If information is provided, the first 4 bytes of this area are set to the IP address 99.130.83.99. This is called the magic cookie and means there is information in the area.

The rest of this area is a list of items. Each item begins with a 1-byte tag field. Two of the items consist of just the tag field: a tag of 0 is a pad byte (to force following items to preferred byte boundaries), and a tag of 255 marks the end of the items. Any bytes remaining in this area after the first end byte should be set to this value (255).

Other than these two 1-byte items, the remaining items consist of a single length byte, followed by the information. Figure 16.4 shows the format of some of the items in the vendor-specific area.


Figure 16.4 Format of some of the items in the vendor-specific area.

The subnet mask and time value are really fixed-length items because their values always occupy 4 bytes. The time offset is the number of seconds since midnight January 1,1900, UTC.

The gateway item is an example of a variable-length item.
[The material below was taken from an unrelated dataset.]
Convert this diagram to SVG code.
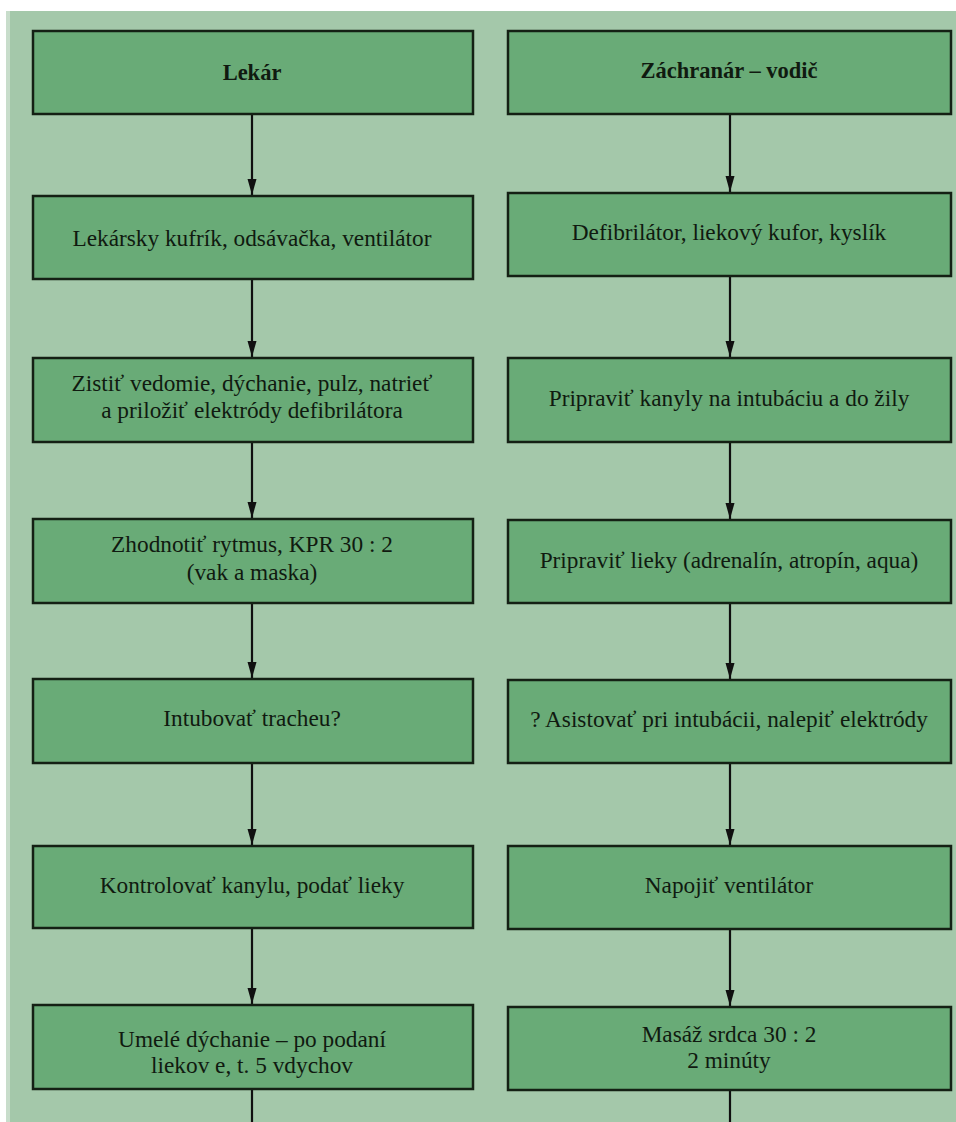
<svg xmlns="http://www.w3.org/2000/svg" width="956" height="1122" viewBox="0 0 956 1122">
<style>
.bg{fill:#a4c8aa}
.box{fill:#69ab77;stroke:#142014;stroke-width:2.5}
.t{font-family:"Liberation Serif","Times New Roman",serif;font-size:23.3px;fill:#101a10;text-anchor:middle}
.b{font-weight:bold;font-size:22.5px}
.c{stroke:#101010;stroke-width:2.2;fill:none}
</style>
<defs>
<marker id="ah" markerWidth="16" markerHeight="10" refX="16" refY="5" orient="auto" markerUnits="userSpaceOnUse" viewBox="0 0 16 10">
<path d="M0,0.5 L16,5 L0,9.5 Z" fill="#101010"/>
</marker>
</defs>
<rect x="0" y="0" width="956" height="1122" fill="#ffffff"/>
<rect x="6" y="11" width="950" height="1111" fill="#c8ddcb"/>
<rect x="10" y="11" width="946" height="1111" class="bg"/>

<g id="connectors">
<line class="c" x1="252" y1="114" x2="252" y2="195" marker-end="url(#ah)"/>
<line class="c" x1="252" y1="280" x2="252" y2="357" marker-end="url(#ah)"/>
<line class="c" x1="252" y1="443" x2="252" y2="518" marker-end="url(#ah)"/>
<line class="c" x1="252" y1="604" x2="252" y2="678" marker-end="url(#ah)"/>
<line class="c" x1="252" y1="764" x2="252" y2="845" marker-end="url(#ah)"/>
<line class="c" x1="252" y1="929" x2="252" y2="1004" marker-end="url(#ah)"/>
<line class="c" x1="252" y1="1090" x2="252" y2="1122"/>
<line class="c" x1="730" y1="114" x2="730" y2="192" marker-end="url(#ah)"/>
<line class="c" x1="730" y1="277" x2="730" y2="357" marker-end="url(#ah)"/>
<line class="c" x1="730" y1="443" x2="730" y2="519" marker-end="url(#ah)"/>
<line class="c" x1="730" y1="604" x2="730" y2="679" marker-end="url(#ah)"/>
<line class="c" x1="730" y1="764" x2="730" y2="845" marker-end="url(#ah)"/>
<line class="c" x1="730" y1="930" x2="730" y2="1006" marker-end="url(#ah)"/>
<line class="c" x1="730" y1="1091" x2="730" y2="1122"/>
</g>

<g id="L1"><rect class="box" x="33" y="31" width="440" height="83"/><text class="t b" x="252" y="80">Lekár</text></g>
<g id="L2"><rect class="box" x="33" y="196" width="440" height="83"/><text class="t" x="252" y="246">Lekársky kufrík, odsávačka, ventilátor</text></g>
<g id="L3"><rect class="box" x="33" y="358" width="440" height="84"/><text class="t" x="252" y="391">Zistiť vedomie, dýchanie, pulz, natrieť</text><text class="t" x="252" y="418">a priložiť elektródy defibrilátora</text></g>
<g id="L4"><rect class="box" x="33" y="519" width="440" height="84"/><text class="t" x="252" y="552">Zhodnotiť rytmus, KPR 30 : 2</text><text class="t" x="252" y="580">(vak a maska)</text></g>
<g id="L5"><rect class="box" x="33" y="679" width="440" height="84"/><text class="t" x="252" y="726">Intubovať tracheu?</text></g>
<g id="L6"><rect class="box" x="33" y="846" width="440" height="82"/><text class="t" x="252" y="893">Kontrolovať kanylu, podať lieky</text></g>
<g id="L7"><rect class="box" x="33" y="1005" width="440" height="84"/><text class="t" x="252" y="1047">Umelé dýchanie – po podaní</text><text class="t" x="252" y="1073">liekov e, t. 5 vdychov</text></g>

<g id="R1"><rect class="box" x="508" y="31" width="443" height="83"/><text class="t b" x="729" y="78">Záchranár – vodič</text></g>
<g id="R2"><rect class="box" x="508" y="193" width="443" height="83"/><text class="t" x="729" y="240">Defibrilátor, liekový kufor, kyslík</text></g>
<g id="R3"><rect class="box" x="508" y="358" width="443" height="84"/><text class="t" x="729" y="406">Pripraviť kanyly na intubáciu a do žily</text></g>
<g id="R4"><rect class="box" x="508" y="520" width="443" height="83"/><text class="t" x="729" y="568">Pripraviť lieky (adrenalín, atropín, aqua)</text></g>
<g id="R5"><rect class="box" x="508" y="680" width="443" height="83"/><text class="t" x="729" y="727">? Asistovať pri intubácii, nalepiť elektródy</text></g>
<g id="R6"><rect class="box" x="508" y="846" width="443" height="83"/><text class="t" x="729" y="893">Napojiť ventilátor</text></g>
<g id="R7"><rect class="box" x="508" y="1007" width="443" height="83"/><text class="t" x="729" y="1042">Masáž srdca 30 : 2</text><text class="t" x="729" y="1068">2 minúty</text></g>
</svg>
The length is always a multiple of 4, and the values are the 32-bit IP addresses of one or more gateways (routers) for the client to use. The first one returned must be the preferred gateway.

There are 14 other items defined in RFC 1533. Probably the most important is the IP address of a DNS name server, with a tag value of 6. Other items return the IP address of a printer server, the IP address of a time server, and so on. Refer to the RFC for all the details.

Returning to our example in Figure 16.3, we never saw an ICMP address mask request (Section 6.3) that would have been broadcast by the client to find its subnet mask. Although it wasn't output by tcpdump, we can probably assume that the client's subnet mask was returned in the vendor-specific area of the BOOTP reply.

The Host Requirements RFC recommends that a system using BOOTP obtain its subnet mask using BOOTP, not ICMP.

The size of the vendor-specific area is limited to 64 bytes. This is a constraint for some applications. A new protocol named DHCP (Dynamic Host Configuration Protocol) is built on, but replaces, BOOTP. DHCP extends this area to 312 bytes and is defined in RFC 1541 [Droms 1993].

16.7 Summary

BOOTP uses UDP and is intended as an alternative to RARP for bootstrapping a diskless system to find its IP address. BOOTP can also return additional information, such as the IP address of a router, the client's subnet mask, and the IP address of a name server.

Since BOOTP is used in the bootstrap process, a diskless system needs the following protocols implemented in read-only memory: BOOTP, TFTP, UDP, IP, and a device driver for the local network.

The implementation of a BOOTP server is easier than an RARP server, since BOOTP requests and replies are in UDP datagrams, not special link-layer frames. A router can also serve as a proxy agent for a real BOOTP server, forwarding client requests to the real server on a different network.

Exercises

16.1 We've said that one advantage of BOOTP over RARP is that BOOTP can work through routers, whereas RARP, which is a link-layer broadcast, cannot. Yet in Section 16.5 we had to define special ways for BOOTP to work through a router. What would happen if a capability were added to routers allowing them to forward RARP requests?

16.2 We said that a BOOTP client must use the transaction ID to match responses with requests, in case there are multiple clients bootstrapping at the same time from a server that broadcasts replies. But in Figure 16.3 the transaction ID is 0, implying that this client ignores the transaction ID. How do you think this client matches the responses with its requests?